Euro, gold, oil hit record highs amid market chaos

LONDON - The euro jumped Monday to another record high against the dollar as the markets were rattled by the collapse of US bank Bear Stearns, while gold and oil hit historic peaks as investors sought safety, dealers said.



By (AFP)

Published: Mon 17 Mar 2008, 6:34 PM

Last updated: Sun 5 Apr 2015, 1:19 PM

Global equity markets tumbled as investors dumped both stocks and the dollar on fears that more US banks could be vulnerable to the credit crisis that sank Bear Stearns, which was the fifth biggest investment bank in the United States.

Oil prices paused after striking very close to 112 dollars per barrel in early trade. Gold also pared gains after its record 1,032.70 dollars per ounce in London.

The European single currency reached a record high of 1.5905 dollars in Asian trade on Monday. In later European trading, the euro stood at 1.5787 dollars, up from 1.5669 late on Friday in New York.

Against the Japanese currency, the dollar fell by as much as 3.5 percent to hit 95.75 yen, a level not seen since September 1995.

“The market’s insecurity and worries over the US economy sent the dollar plummeting,” said Masaki Fukui, senior economist at Mizuho Corporate Bank.

In a rare weekend announcement, the US Federal Reserve said it was cutting by a quarter-point to 3.25 percent its primary credit rate, which is offered at the Fed’s discount window for institutions ”in sound condition.”

The move came amid growing concerns about the health of the US financial system following the woes of the collapsed Bear Stearns.

Analysts said the rate cut underscored the extent of the problems facing the world’s largest economy due to a housing slump and credit crunch sparked by a wave of defaults on subprime, or high-risk, mortgages.

“Investors seem to have taken these moves as evidence of the deepening of the credit crisis,” NTT Smarttrade director Takashi Kudo said.

“Investors also seem to think that the Fed’s action was a little too late.”

Asian and European stock markets plunged on Monday, tracking Wall Street lower.

JPMorgan Chase announced Sunday that it would acquire Bear Stearns for about two dollars a share, making the sale worth about 236 million dollars, a tiny fraction of the group’s stock market value of 3.54 billion dollars on Friday.

“The Federal Reserve’s first rescue of a broker since the Great Depression has heightened investor fears that the fallout from the credit market crunch has much further to go,” noted NAB Capital analyst John Kyriakopoulos.

Traders are expecting a cut of 50 or 75 basis points to the US central bank’s key federal funds rate on Tuesday.

Markets are even pricing in a chance that the central bank will slash the benchmark rate by 100 basis points to 2.0 percent, dealers said.

“There are a lot of negative factors against the dollar in the pipeline, including a deeper rate cut. That’s why it is difficult to stop the dollar’s decline,” said Bank of America economist Tomoko Fujii.
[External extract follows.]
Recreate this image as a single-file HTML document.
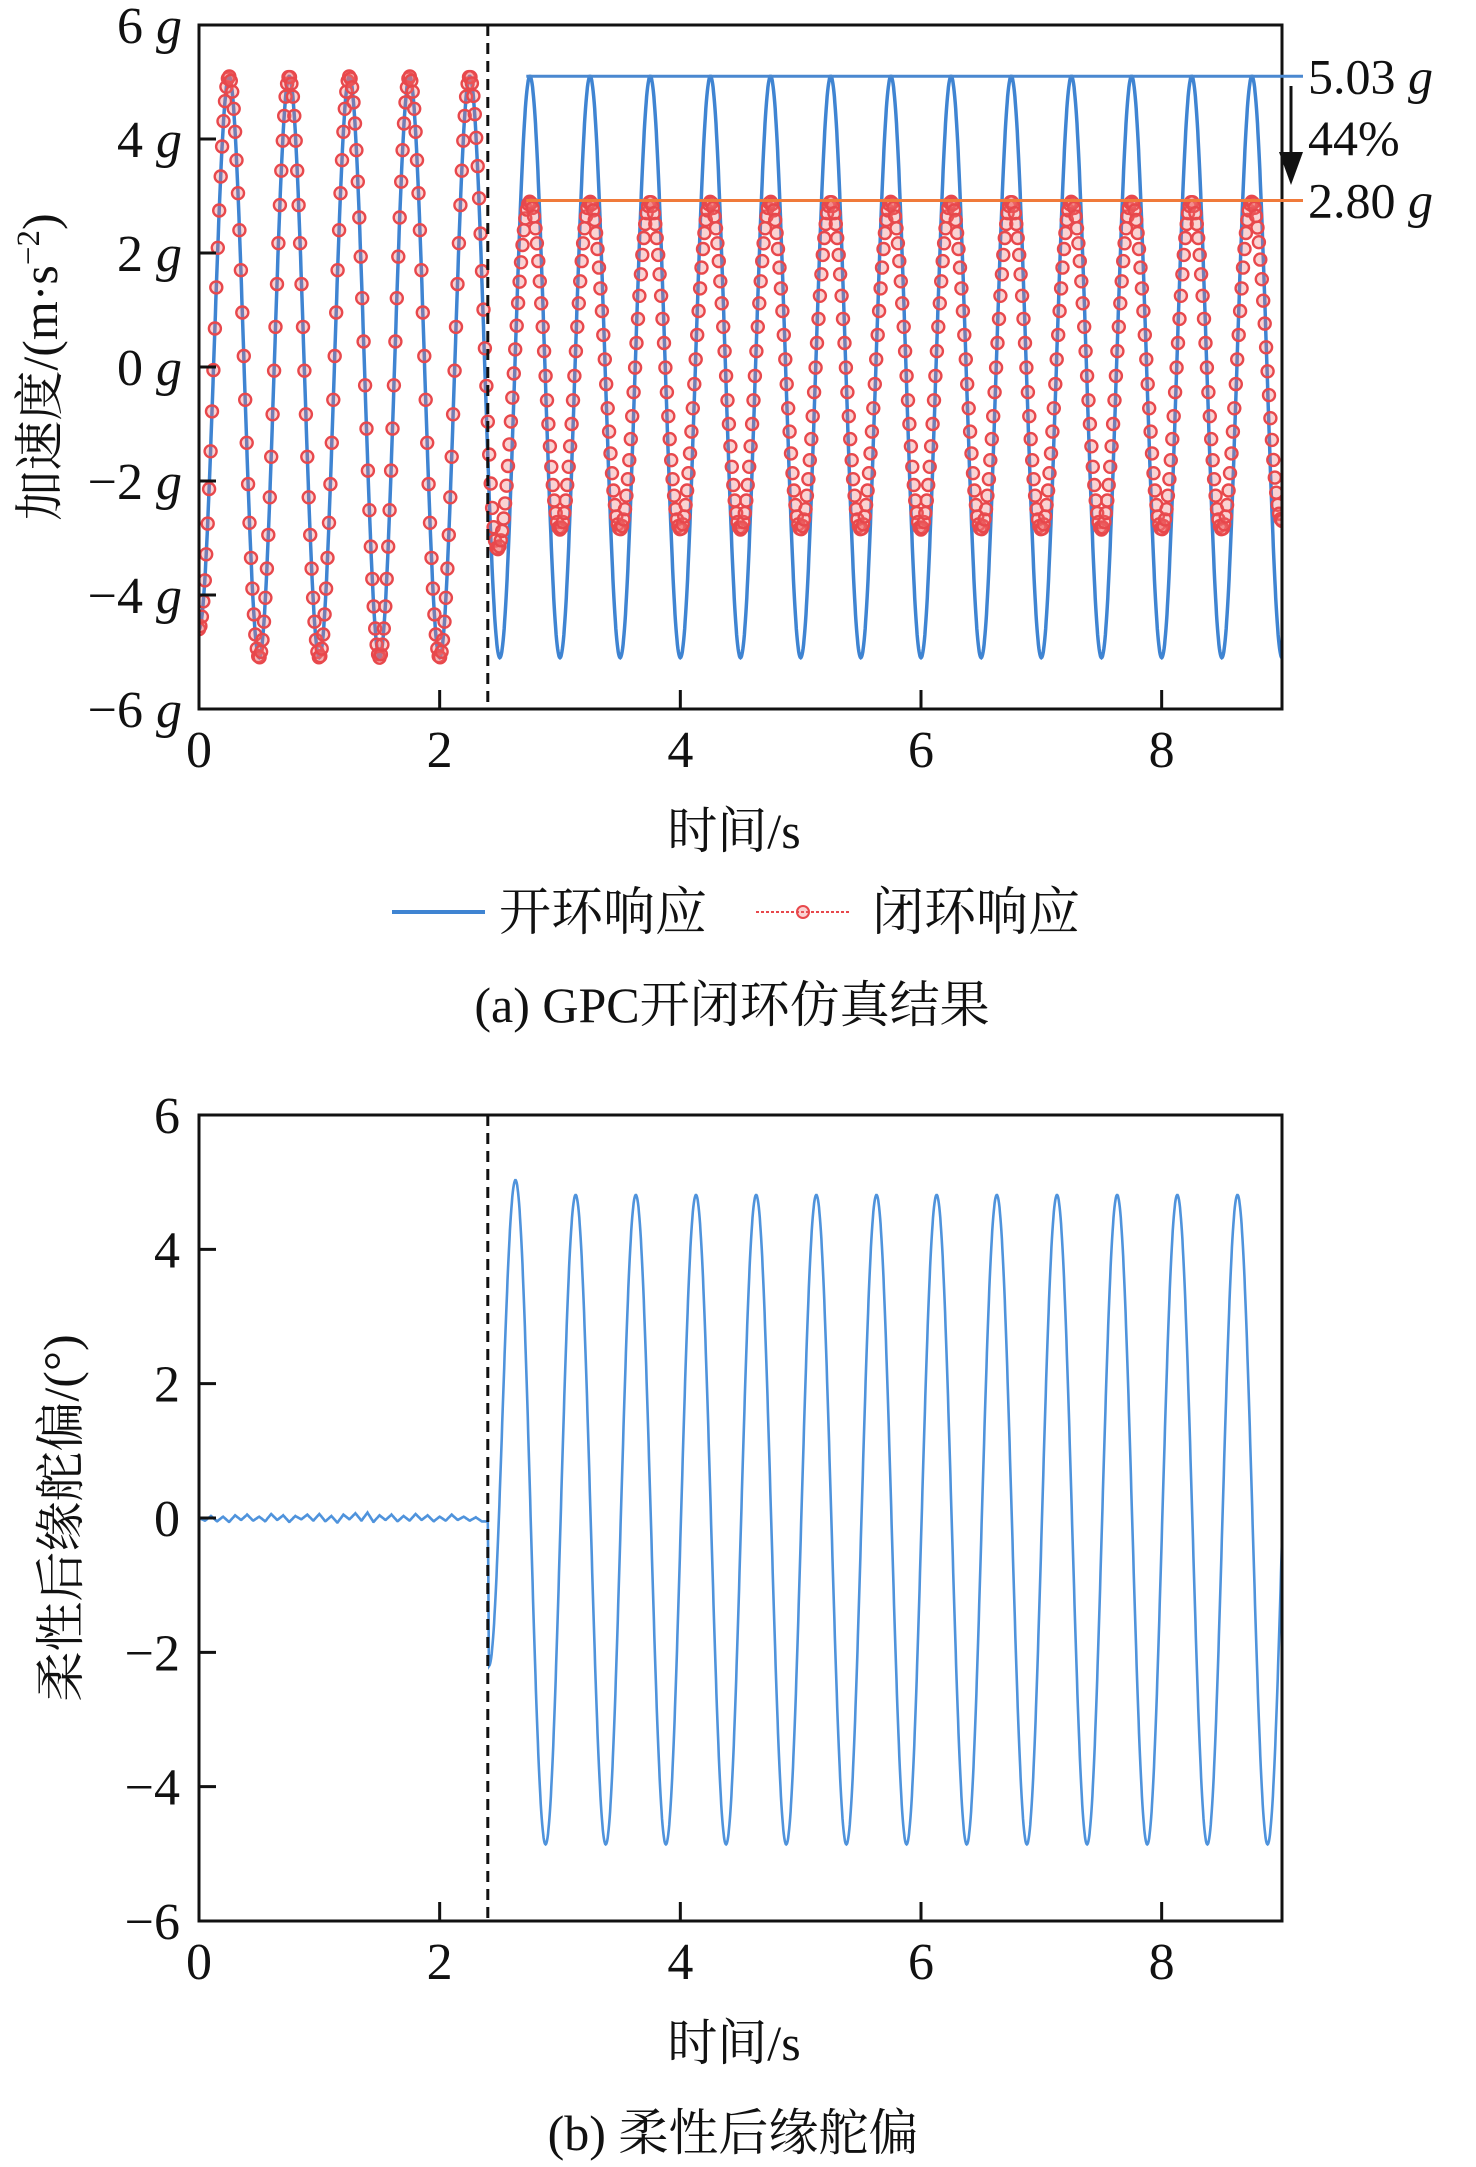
<!DOCTYPE html>
<html><head><meta charset="utf-8"><style>
html,body{margin:0;padding:0;background:#fff;}
svg{display:block;font-family:"Liberation Serif","Noto Serif CJK SC",serif;}
</style></head><body>
<svg id="fig" width="1476" height="2167" viewBox="0 0 1476 2167" xmlns="http://www.w3.org/2000/svg">
<defs>
<clipPath id="clipA"><rect x="199" y="25" width="1083" height="684"/></clipPath>
<clipPath id="clipB"><rect x="199" y="1115" width="1083" height="806"/></clipPath>
</defs>
<g id="chartA"></g>
<g id="chartB"></g>
</svg>
<script>
// ---- data: chart (a) ----
const xTicks = [0, 2, 4, 6, 8];
const yTicksA = [6, 4, 2, 0, -2, -4, -6];
const yTicksB = [6, 4, 2, 0, -2, -4, -6];
const switchTime = [2.4];
const openT = [0,0.25,0.5,0.75,1,1.25,1.5,1.75,2,2.25,2.5,2.75,3,3.25,3.5,3.75,4,4.25,4.5,4.75,5,5.25,5.5,5.75,6,6.25,6.5,6.75,7,7.25,7.5,7.75,8,8.25,8.5,8.75,9];
const openV = [-4.6,5.1,-5.1,5.1,-5.1,5.1,-5.1,5.1,-5.1,5.1,-5.1,5.1,-5.1,5.1,-5.1,5.1,-5.1,5.1,-5.1,5.1,-5.1,5.1,-5.1,5.1,-5.1,5.1,-5.1,5.1,-5.1,5.1,-5.1,5.1,-5.1,5.1,-5.1,5.1,-5.1];
const closedT = [0,0.25,0.5,0.75,1,1.25,1.5,1.75,2,2.25,2.48,2.75,3,3.25,3.5,3.75,4,4.25,4.5,4.75,5,5.25,5.5,5.75,6,6.25,6.5,6.75,7,7.25,7.5,7.75,8,8.25,8.5,8.75,9];
const closedV = [-4.6,5.1,-5.1,5.1,-5.1,5.1,-5.1,5.1,-5.1,5.1,-3.2,2.9,-2.85,2.9,-2.85,2.9,-2.85,2.9,-2.85,2.9,-2.85,2.9,-2.85,2.9,-2.85,2.9,-2.85,2.9,-2.85,2.9,-2.85,2.9,-2.85,2.9,-2.85,2.9,-2.7];
const peakLabels = ["5.03", "2.80"];
const peakLevels = [5.1, 2.92];
// ---- data: chart (b) ----
const defT = [0,0.05,0.1,0.15,0.2,0.25,0.3,0.35,0.4,0.45,0.5,0.55,0.6,0.65,0.7,0.75,0.8,0.85,0.9,0.95,1,1.05,1.1,1.15,1.2,1.25,1.3,1.35,1.4,1.45,1.5,1.55,1.6,1.65,1.7,1.75,1.8,1.85,1.9,1.95,2,2.05,2.1,2.15,2.2,2.25,2.3,2.35,2.4,2.41,2.63,2.88,3.13,3.38,3.63,3.88,4.13,4.38,4.63,4.88,5.13,5.38,5.63,5.88,6.13,6.38,6.63,6.88,7.13,7.38,7.63,7.88,8.13,8.38,8.63,8.88,9.13];
const defV = [0,-0.04,0.03,-0.05,0.02,-0.06,0.04,-0.03,0.05,-0.04,0.02,-0.05,0.06,-0.03,0.04,-0.06,0.03,-0.02,0.05,-0.04,0.06,-0.05,0.03,-0.07,0.05,-0.02,0.07,-0.04,0.08,-0.06,0.04,-0.03,0.05,-0.05,0.03,-0.04,0.06,-0.03,0.04,-0.05,0.02,-0.04,0.05,-0.03,0.02,-0.04,0.01,-0.05,-0.05,-2.2,5.03,-4.86,4.81,-4.86,4.81,-4.86,4.81,-4.86,4.81,-4.86,4.81,-4.86,4.81,-4.86,4.81,-4.86,4.81,-4.86,4.81,-4.86,4.81,-4.86,4.81,-4.86,4.81,-4.86,4.81];

const NS = "http://www.w3.org/2000/svg";
function mk(parent, tag, attrs, text){
  const e = document.createElementNS(NS, tag);
  for (const k in attrs) e.setAttribute(k, attrs[k]);
  if (text !== undefined) e.textContent = text;
  parent.appendChild(e); return e;
}
function interp(T, V, t, linearBefore){
  if (t <= T[0]) return V[0];
  for (let i = 0; i < T.length - 1; i++){
    if (t <= T[i+1]){
      const s = (t - T[i]) / (T[i+1] - T[i]);
      if (linearBefore !== undefined && T[i+1] <= linearBefore) return V[i] + (V[i+1]-V[i])*s;
      return V[i] + (V[i+1]-V[i]) * (1 - Math.cos(Math.PI*s)) / 2;
    }
  }
  return V[V.length-1];
}
const X0 = 199, X1 = 1282, XMAX = 9;
const xs = t => X0 + (X1 - X0) * t / XMAX;
const yA = v => 367 - v * 57;
const yB = v => 1518 - v * 67.17;

function axes(g, top, bottom, ys, yTicks, suffix){
  const box = mk(g, "rect", {x:X0, y:top, width:X1-X0, height:bottom-top, fill:"none", stroke:"#111", "stroke-width":3});
  
  
  xTicks.forEach(t => {
    const l = mk(g, "line", {x1:xs(t), x2:xs(t), y1:bottom, y2:bottom-19, stroke:"#111", "stroke-width":3});
    
    
    const tx = mk(g, "text", {x:xs(t), y:bottom+58, "font-size":52, "text-anchor":"middle", fill:"#111"}, String(t));
    
    
  });
  yTicks.forEach(v => {
    const y = ys(v);
    if (v !== 6 && v !== -6){
      const l = mk(g, "line", {x1:X0, x2:X0+17, y1:y, y2:y, stroke:"#111", "stroke-width":3});
      
      
    }
    const lab = (v < 0 ? "\u2212" + (-v) : String(v));
    const tx = mk(g, "text", {x:suffix ? 182 : 180, y:y+18, "font-size":52, "text-anchor":"end", fill:"#111"});
    
    
    tx.textContent = lab + (suffix ? " " : "");
    if (suffix){ mk(tx, "tspan", {"font-style":"italic"}, "g"); }
  });
  const d = mk(g, "line", {x1:xs(switchTime[0]), x2:xs(switchTime[0]), y1:top, y2:bottom, stroke:"#111", "stroke-width":3, "stroke-dasharray":"11 7"});
  
  
}
function pathOf(T, V, ys, t0, t1, dt, lin){
  let d = "";
  for (let t = t0; t <= t1 + 1e-9; t += dt){
    d += (d ? "L" : "M") + xs(t).toFixed(1) + "," + ys(interp(T, V, t, lin)).toFixed(1);
  }
  return d;
}

// ---- chart A ----
const gA = document.getElementById("chartA");
const sA = mk(gA, "g", {"clip-path":"url(#clipA)"});
const blue = mk(sA, "path", {d:pathOf(openT, openV, yA, 0, 9, 0.004), fill:"none", stroke:"#3f84d2", "stroke-width":3.5});


const redG = mk(sA, "g", {fill:"rgba(240,110,110,0.3)", stroke:"#e8484c", "stroke-width":2.4});


for (let t = 0; t <= 9 + 1e-9; t += 0.012){
  const c = mk(redG, "circle", {cx:xs(t).toFixed(1), cy:yA(interp(closedT, closedV, t)).toFixed(1), r:6});
  
  
}
axes(gA, 25, 709, yA, yTicksA, true);
const pkColors = ["#4a88d0", "#f07a3a"];
peakLevels.forEach((v, i) => {
  const l = mk(gA, "line", {x1:xs(2.72), x2:1303, y1:yA(v), y2:yA(v), stroke:pkColors[i], "stroke-width":3});
  
  
  const tx = mk(gA, "text", {x:1308, y:yA(v)+17, "font-size":50, fill:"#111"}, peakLabels[i] + " ");
  
  
  mk(tx, "tspan", {"font-style":"italic"}, "g");
});
const arr = mk(gA, "g", {});


mk(arr, "line", {x1:1291, x2:1291, y1:86, y2:165, stroke:"#111", "stroke-width":3});
mk(arr, "polygon", {points:"1279,152 1303,152 1291,185", fill:"#111"});
const pct = mk(gA, "text", {x:1308, y:155, "font-size":50, fill:"#111"}, "44%");


const ylA = mk(gA, "text", {transform:"translate(57,367) rotate(-90)", "font-size":50, "text-anchor":"middle", fill:"#111"});


ylA.textContent = "加速度/(m·s";
mk(ylA, "tspan", {dy:-18, "font-size":33}, "\u22122");
mk(ylA, "tspan", {dy:18}, ")");
const xlA = mk(gA, "text", {x:734, y:848, "font-size":50, "text-anchor":"middle", fill:"#111"}, "时间/s");


const lg = mk(gA, "g", {});


const le1 = mk(lg, "g", {});


mk(le1, "line", {x1:392, x2:485, y1:912, y2:912, stroke:"#3f84d2", "stroke-width":4});
mk(le1, "text", {x:499, y:930, "font-size":52, fill:"#111"}, "开环响应");
const le2 = mk(lg, "g", {});


mk(le2, "line", {x1:756, x2:850, y1:912, y2:912, stroke:"#e8484c", "stroke-width":2, "stroke-dasharray":"3 2"});
mk(le2, "circle", {cx:803, cy:912, r:6, fill:"rgba(240,110,110,0.3)", stroke:"#e8484c", "stroke-width":2});
mk(le2, "text", {x:872, y:930, "font-size":52, fill:"#111"}, "闭环响应");
const capA = mk(gA, "text", {x:732, y:1022, "font-size":50, "text-anchor":"middle", fill:"#111"}, "(a) GPC开闭环仿真结果");



// ---- chart B ----
const gB = document.getElementById("chartB");
const sB = mk(gB, "g", {"clip-path":"url(#clipB)"});
const bl = mk(sB, "path", {d:pathOf(defT, defV, yB, 0, 9.1, 0.004, 2.4), fill:"none", stroke:"#4f93dc", "stroke-width":2.6});


axes(gB, 1115, 1921, yB, yTicksB, false);
const ylB = mk(gB, "text", {transform:"translate(78,1518) rotate(-90)", "font-size":50, "text-anchor":"middle", fill:"#111"}, "柔性后缘舵偏/(°)");


const xlB = mk(gB, "text", {x:734, y:2060, "font-size":50, "text-anchor":"middle", fill:"#111"}, "时间/s");


const capB = mk(gB, "text", {x:733, y:2150, "font-size":50, "text-anchor":"middle", fill:"#111"}, "(b) 柔性后缘舵偏");


</script>
</body></html>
Meanwhile, currency investors ploughed more cash into commodities as they sought refuge from tumbling world stock markets and US recession fears, analysts said.

“The depreciating dollar has meant market participants are looking to US dollar denominated commodities to hedge against inflation and their forex exposure,” said Sucden analyst Nimit Khamar.

In London currency trading on Monday morning, the euro changed hands at 1.5787 dollars against 1.5669 late on Friday, at 153.20 yen (155.46), 0.7833 pounds (0.7748) and 1.5503 Swiss francs (1.5639).

The dollar stood at 97.04 yen (99.18) and 0.9821 Swiss francs (0.9978).

The pound was at 2.0164 dollars (2.0317).

On the London Bullion Market, the price of gold stood at 1,025.24 dollars per ounce, up from 1,003.50 dollars late on Friday.

New York oil added 10 cents to 110.31 dollars on Monday.